The strike by eBay sellers that is supposed to start at midnight already looks doomed to failure. Listings on the site are reportedly up 25% following a 20c cheap listing day in the US and a revision of listing fees for US media sellers to reflect those already in place for UK sellers.
To be perfectly honest I’ve never considered serious sellers as likely to strike in the first place, larger sellers have employees and business premises that need paying for and medium sized sellers rely on eBay for their income. The only type of seller that can afford to strike are those that use the site for pin money and don’t rely on it for their income.
Auctionbytes commenting “Is eBay Boycott for real” appear not to be talking to business sellers with their summation “What I’m hearing from sellers is not, can we afford to boycott eBay for a week, but rather, can we afford to continue selling on eBay once these changes roll out?” Quite frankly listing fees are down, final value fees are up, you’ll only pay final value fees if your item sells so setting your prices at a realistic level and making a real profit is the way to go.

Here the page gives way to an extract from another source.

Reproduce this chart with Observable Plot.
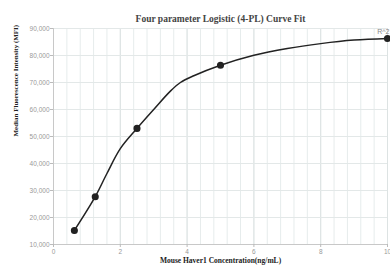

For far too long many eBay sellers haven’t considered the real costs of running a business - think about the overheads you’d entail if you ran a high street shop and in comparison eBay fees pale into insignificance. If a seller can’t make a profit on eBay then quite simply you have to question if they could make a profit anywhere?
My predictions for the week ahead are that serious business sellers will carry on listing in greater quantities then ever before, in particular we’ll see a huge increase in listings from media sellers in the US. A few hobby sellers who use eBay for pin money will strike, list elsewhere for a week, and be back listing on eBay by the end of the month.
Alternative auction sites will report huge spikes in listings and a bump in conversion rates, but will fail to quantify hard numbers but report fluffy percentages. (Remember when eBid reported a sales increase of 57% in the UK and 221% in the US they were comparing Christmas sales with the previous June’s!)
Sellers will find that listing on alternative sites simply doesn’t bring in the volume of sales that eBay does. Sellers will happily buy from each other for a week before realising sellers buying from sellers doesn’t make money - more buyers than sellers are needed for a successful marketplace and that’s what eBay has and the other sites don’t.
In two weeks time it’ll all be forgotten and with the fee changes and pending feedback changes and volume discounts kicking in, eBay will have become a better place for all sellers.